# Advice on a materials,or technique.



## joeygn72 (Mar 10, 2013)

Hey everyone,I know that results vary from person to person and ways of achieving certain results are a matter of personal experience and personal preference. Here's my situation. I have a picture that I need to get 2 medium sized areas very dark. when I begin to darken an area I get a "grainy" look to the graphite. I've tried several different hardnesses of pencil,different shading practices including layering the graphite and varying the amount of pressure I use. I am using Strathmore 400 series paper. What practice,paper or something have you used to avoid this. I know alot of people will probably say try different things and use what you like best,I agree with that completely I just need someone to point me in a direction.....Thanks so much for any advice.


----------



## corydulos (Apr 28, 2013)

Hmm...

I was hoping someone (profusely) more talented, experienced and capable would reply to this query, but perhaps they are too busy being awesome to reply.

Alright.. here goes my suggestion: charcoal pencil or pastel. In other words, mix the media! 

Just take a look at stanya's guy with a dog. You'd think a higher end artist like that might have conquered the 'problem' but no...right there (whether the image was scanned or photographed) in the jacket of the man or the shadows on the dog etc. are the 'graininess' you speak of (opinion: although he's a better artist than me in his style, I could [gulp] "crit" that had he used his pencil strokes to simulate animal fur/cloth respectively, the strokes, even the resulting shine of the graphite could have worked for his overall *impressive* masterpiece [hope I don't earn ire here for stating that]). Now, (not knowing which Strathmore 400 paper you're using [it's a series], but) the 'graininess' is apparently the result of the pencil strokes, not the paper. Add to that the characteristic properties of graphite (it's petroleum-based, semi-solid..oily), graininess is kinda unavoidable. Pastel (not the oil ones) or charcoal is drier and can be applied to paper in much more uniform, 'grainy-less' fashion if applied thickly enough (because otherwise, pastel is transluscent and will reflect the paper/surface it's applied to if not applied thickly enough).

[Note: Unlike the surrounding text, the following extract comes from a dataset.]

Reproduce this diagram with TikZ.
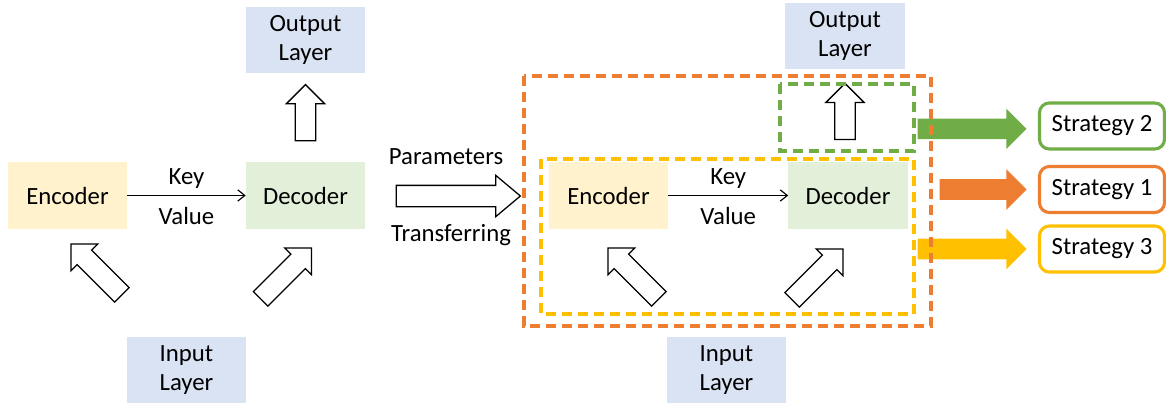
\documentclass[tikz,border=0pt]{standalone}
\usepackage{fontspec}
\setmainfont{Carlito}
\usepackage{xcolor}
\usetikzlibrary{arrows.meta,positioning,calc,shapes.arrows}
\definecolor{encFill}{HTML}{FFF2CC}
\definecolor{decFill}{HTML}{E2F0D9}
\definecolor{layerFill}{HTML}{DAE3F3}
\definecolor{stratOrange}{HTML}{ED7D31}
\definecolor{stratGreen}{HTML}{70AD47}
\definecolor{stratYellow}{HTML}{FFC000}

\begin{document}
\begin{tikzpicture}[x=0.025cm, y=-0.025cm, >={Straight Barb[length=5pt,width=8pt]},
    font=\fontsize{17.6}{20.8}\selectfont,
    block/.style={minimum width=2.975cm, minimum height=1.65cm, align=center, inner sep=0pt},
    hollow/.style={single arrow, draw=black, line width=0.9pt, fill=white, inner sep=0.24cm,
        single arrow head extend=0.22cm, minimum height=#1},
    stratArrow/.style={single arrow, draw=none, fill=#1, inner sep=0.25cm,
        single arrow head extend=0.25cm, minimum height=2.725cm},
    stratBox/.style={draw=#1, line width=2.2pt, rounded corners=7pt, fill=white,
        minimum width=3.125cm, minimum height=1.15cm},
    frameBox/.style={draw=#1, line width=2.2pt, dash pattern=on 0.25cm off 0.15cm}]
    \useasboundingbox (0,0) rectangle (1166,403);

    \node[block, fill=layerFill] (outL) at (305.5,40) {Output\\Layer};
    \node[block, fill=encFill] (encL) at (67.5,195.5) {Encoder};
    \node[block, fill=decFill] (decL) at (305.5,195.5) {Decoder};
    \node[block, fill=layerFill] (inL) at (186.5,370) {Input\\Layer};
    \draw[->, line width=0.8pt] (encL) -- (decL) node[midway, above=1pt]{Key} node[midway, below=5pt]{Value};
    \node[hollow=1.4cm, rotate=90] (upL) at ($(decL.north)!0.5!(outL.south)$) {};
    \node[hollow=1.8cm, rotate=135] (inEncL) at (100,273) {};
    \node[hollow=1.8cm, rotate=45] (inDecL) at (282.5,277) {};

    \node[hollow=3.1cm, single arrow tip angle=80, inner sep=0.25cm, single arrow head extend=0.25cm] (parArrow) at (452,196) {};
    \node (parTop) at (446,157) {Parameters};
    \node (parBot) at (451,235) {Transferring};

    \node[block, fill=layerFill] (outR) at (845,36) {Output\\Layer};
    \node[block, fill=encFill] (encR) at (608.5,195.5) {Encoder};
    \node[block, fill=decFill] (decR) at (848,195.5) {Decoder};
    \node[block, fill=layerFill] (inR) at (726.5,370) {Input\\Layer};
    \draw[->, line width=0.8pt] (encR) -- (decR) node[midway, above=1pt]{Key} node[midway, below=5pt]{Value};
    \node[hollow=1.4cm, rotate=90] (upR) at (845,116.5) {};
    \node[hollow=1.8cm, rotate=135] (inEncR) at (637,277) {};
    \node[hollow=1.8cm, rotate=45] (inDecR) at (814,278) {};

    \node[stratBox=stratGreen] (s2) at (1102,126) {Strategy 2};
    \node[stratBox=stratOrange] (s1) at (1102,189.5) {Strategy 1};
    \node[stratBox=stratYellow] (s3) at (1102,249) {Strategy 3};
    \node[stratArrow=stratGreen, left=2.75mm of s2, yshift=-2pt] (toS2) {};
    \node[stratArrow=stratOrange, minimum height=2.175cm, left=2.75mm of s1] (toS1) {};
    \node[stratArrow=stratYellow, left=2.75mm of s3] (toS3) {};

    \draw[frameBox=stratOrange] (524,76) rectangle (931,326);
    \draw[frameBox=stratGreen] (780,84) rectangle (914,151);
    \draw[frameBox=stratYellow] (541,159) rectangle (914,314);
\end{tikzpicture}
\end{document}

However, if you're a pencil purist who refuses to compromise in mixing mediums for the sake of your vision...I don't have any other suggestions; I've worked with pencil over 30 years (which probably really doesn't mean anything, lol except I was around when the lead in pencils was really lead!) and I haven't ever been able to render a dark region of a drawing in 'grainyless' black...probably why I I'm (almost) all digital now!

My opinions, not expert facts. Good luck and keep drawing!


----------



## George924 (Oct 8, 2012)

The pencil you use makes all of the difference...I like prismacolor pencils but have moved onto Blicks graphite pencils when it comes to drawing. Also I use Stonehenge vellum as my support for both graphite and color pencil. 6B pencils should give you the darkness without the graininess...


----------



## joeygn72 (Mar 10, 2013)

Thanks for your responses,I worked the day I posted my question and the best I got was I layed down a "base" of graphite,then took a blending stump and repeated until I felt I went as far as I could. I'll post the pic. for you all to pick apart when I get it done. Again thanks all.... Good day.


----------